1936 : la guerre d’Espagne et le scandale de la non-intervention

mercredi 25 avril 2012.
 

Gilbert Grellet est un passionné qui nous livre un ouvrage passionnant sur la guerre d’Espagne, plus précisément sur les premiers mois de ce conflit qui éclate en juillet 1936 à la suite d’un coup d’État militaire raté contre la jeune république espagnole et son gouvernement de « Frente Popular ».

Son propos est de restituer les journées les plus épouvantables de cette guerre civile et de les confronter aux hésitations de Léon Blum et de son gouvernement de Front populaire, d’abord tenté de venir en aide au gouvernement légal espagnol pour finalement se cantonner dans une politique hypocrite de non-intervention ou de non-immixtion telle que l’appelait Léon Blum.

Cette politique, appliquée par les seules démocraties occidentales (France, Angleterre et Etats-Unis d’Amérique) alors qu’Hitler, Mussolini et plus tard Staline ne se sont pas privés d’intervenir, a précipité la défaite du camp républicain.

Celle-ci a été, selon l’auteur, le prélude aux accords de Munich puis à l’agression perpétrée par Hitler en 1939. D’où le qualificatif d’« impardonnable » de cette politique française et anglo-saxonne, approuvé par Manuel Valls dans sa préface.

Un choix plus malaisé qu’il y paraît

Gilbert Grellet a fait toute sa carrière à l’AFP où il a occupé des postes éminents dont la direction du bureau de Madrid pendant cinq ans. Il connaît donc bien l’Espagne et son métier de journaliste. Sa description des horreurs de cette guerre est saisissante : le fer de lance de l’armée nationaliste aura été la Légion étrangère espagnole et les troupes marocaines. Fanatisées par leurs chefs, elles transposeront en Europe les méthodes expéditives appliquées durant la guerre du Rif. La légion Condor allemande et l’aviation italienne expérimenteront quant à elles les bombardements sur les populations civiles.

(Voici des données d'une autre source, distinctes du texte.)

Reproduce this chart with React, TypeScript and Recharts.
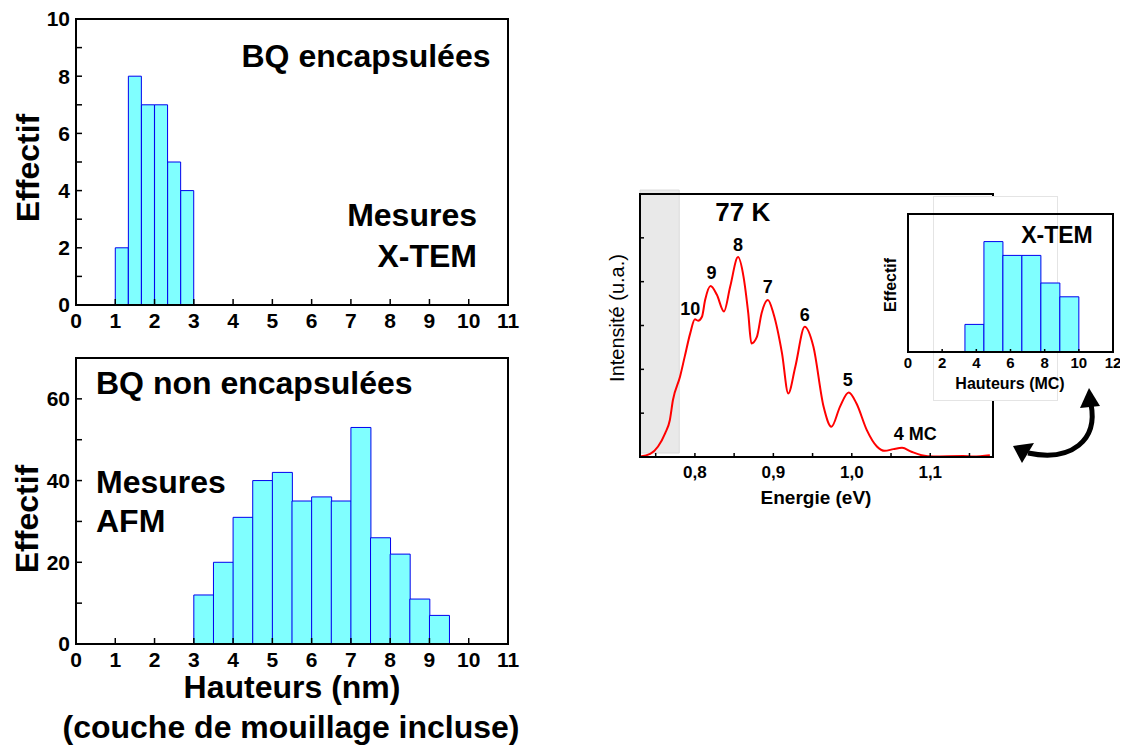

L’auteur semble plus indulgent pour les exactions commises par le camp républicain, notamment à l’encontre du clergé mais pas seulement. Il a néanmoins l’honnêteté de les mentionner malgré ses sympathies pour le camp républicain.

Autre aspect intéressant de son essai : la lutte pour le pouvoir au sein du camp nationaliste. L’auteur raconte comment Franco, rallié tardivement à la rébellion, plutôt méprisé par ses pairs, finira rapidement par s’imposer grâce à son habileté manœuvrière.

On aura compris que l’auteur ne nourrit aucune sympathie pour le camp nationaliste, ce qui peut-être l’amène à sous-estimer les raisons qui ont conduit les gouvernements français et anglais à adopter profil bas dans ce conflit. « Il faut aider nos amis à Madrid » aurait d’abord dit Léon Blum avant de faire marche arrière sous la pression du ministère des affaires étrangères, soucieux de ménager les Anglais, et d’une partie de sa majorité, notamment le parti radical.

Gilbert Grellet n’a pas de mots assez durs pour Alexis Léger, le secrétaire général du Quai d’Orsay, plus connu comme poète sous le pseudonyme de Saint-John Perse. C’est lui qui relaiera les inquiétudes des Anglais et sera à l’origine du pacte de non intervention que seules la France et l’Angleterre respecteront.

Les conservateurs britanniques, au premier rang desquels Churchill, penchaient en faveur des militaires, redoutant que les communistes ne prennent le pouvoir en Espagne. Ils menaçaient la France de rompre leur alliance si celle-ci intervenait.

Ne voulant pas se couper de son allié anglais et confronté à une forte opposition sur le plan intérieur, Léon Blum n’avait guère le choix. Il craignait en outre une confrontation directe avec l’Allemagne alors que la France commençait tout juste son effort de réarmement.

Dire que la crainte des communistes était un fantasme ou sous-entendre que la Seconde Guerre mondiale aurait pu être évitée si la France avait secouru le Frente Popular semble excessif.

Et force est de constater que le régime franquiste s’est mieux comporté à l’égard de la France et de la Grande-Bretagne en 1939 que les Italiens et les Soviétiques. Impardonnable, l’attitude de Léon Blum ? Il aura fait sien, certes pas de gaîté de cœur, l’adage du général de Gaulle (emprunté aux Anglais) selon lequel une nation n’a pas d’amis, seulement des intérêts.